Last winter, I tried to learn how to knit. I tried. And tried. And then I tried some more. I felt like a character in a picture book who has some lighthearted yet seemingly insurmountable obstacle she must overcome, like learning to love pickles, or drawing a perfectly straight line.
I can follow a complicated recipe, make chocolate truffles from memory, whip up pastry without measuring the ingredients. I can manage a difficult project, edit a long and horrible manuscript, remember the circumstances under which one uses the word “which” and when things instead call for “that”.
But, I cannot knit. Not without a more skilled coach sitting beside me and saying, “No, remember? That was also wrong the last hundred times you did it that way,” and so on. I drop stitches here and add them all later on, pull the yarn tight then leave it too slack, fashion gaping holes in the middle of a row.
I met some other ladies for a weekly knitting date and watched in envy as they whipped up socks, sweaters, adorable tiny wee things like pretend sushi and little freaky dolls. I felt like the kid with the learning disability, the one who stared at a problem on the board and saw chalky hatches and scribbles but not words. It was worse than when my grandmother tried to teach me to play piano and eventually just smoothed her skirt over her thighs, sighed, and walked away.

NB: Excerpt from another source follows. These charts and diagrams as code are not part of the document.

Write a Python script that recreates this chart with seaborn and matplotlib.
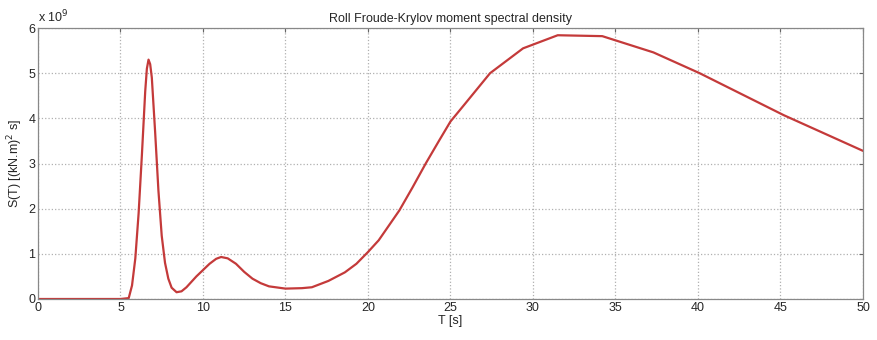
import matplotlib
matplotlib.use("Agg")
import matplotlib.pyplot as plt
import seaborn as sns
import pandas as pd

# values (T in s, S in 1e9 (kN.m)^2 s)
period = [0, 5.0, 5.5, 5.7, 5.9, 6.1, 6.3, 6.5, 6.6, 6.7, 6.8, 6.9, 7.1, 7.3,
          7.5, 7.7, 7.9, 8.1, 8.4, 8.7, 9.0, 9.3, 9.6, 10.0, 10.4, 10.8, 11.1,
          11.5, 12.0, 12.5, 13.0, 13.5, 14.0, 15.0, 16.0, 16.6, 17.6, 18.6,
          19.3, 20.0, 20.65, 21.9, 22.7, 23.5, 24.3, 25.0, 25.9, 27.4, 29.4,
          31.5, 34.2, 37.3, 40.1, 45.2, 50.0]
spectrum = [0, 0, 0.02, 0.3, 0.9, 1.9, 3.2, 4.6, 5.1, 5.3, 5.2, 4.9, 3.7, 2.4,
            1.4, 0.8, 0.45, 0.25, 0.15, 0.17, 0.26, 0.38, 0.5, 0.64, 0.78, 0.89, 0.93,
            0.9, 0.78, 0.6, 0.45, 0.35, 0.28, 0.23, 0.24, 0.26, 0.4, 0.59,
            0.78, 1.04, 1.3, 1.96, 2.47, 3.0, 3.5, 3.93, 4.33, 5.0, 5.55,
            5.84, 5.82, 5.46, 5.0, 4.07, 3.28]

df = pd.DataFrame({"T": period, "S": [v * 1e9 for v in spectrum]})

sns.set_style("white")
plt.rcParams['font.family'] = ['Liberation Sans', 'DejaVu Sans']

fig = plt.figure(figsize=(8.77, 3.4), dpi=100)
ax = fig.add_axes([0.0433, 0.1206, 0.9407, 0.797])

sns.lineplot(data=df, x="T", y="S", ax=ax, color="#c43a3a", linewidth=1.6)

ax.set_xlim(0, 50)
ax.set_ylim(0, 6e9)
ax.set_xticks(range(0, 51, 5))
ax.set_yticks([i * 1e9 for i in range(7)])
ax.set_yticklabels([str(i) for i in range(7)])
ax.text(0.0, 1.01, r"x 10$^9$", transform=ax.transAxes, fontsize=9, ha="left", va="bottom")

ax.grid(True, color="#b0b0b0", linestyle=":", linewidth=0.9)
for s in ax.spines.values():
    s.set_color("#888888")
    s.set_linewidth(0.9)
ax.tick_params(axis="both", labelsize=9, length=3, direction="in", color="#666666", pad=2,
               top=True, right=True)

ax.set_title("Roll Froude-Krylov moment spectral density", fontsize=9, pad=4)
ax.set_xlabel("T [s]", fontsize=9, labelpad=1)
ax.set_ylabel(r"S(T) [(kN.m)$^2$ s]", fontsize=9, labelpad=2)

fig.savefig("out.png", dpi=100)
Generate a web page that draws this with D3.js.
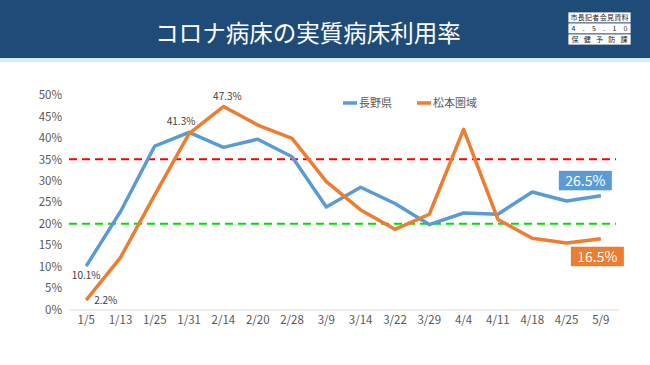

I like the idea that we can’t all learn everything. Rather than being discouraged, or leaning on that theory like a crutch, I think it’s fair that no one has to be a know-it-all. I also kind of suck at slow-roasting and making sauces, at driving a car and swimming laps. I can’t style hair so mine hangs straight, and I never mastered “pantyhose”. I like to imagine this “can’t” list is slightly sweet, part of what makes me appealing and cute. I can’t turn it into a scarf or mittens, but I can shoot a damn fine photograph of that yarn!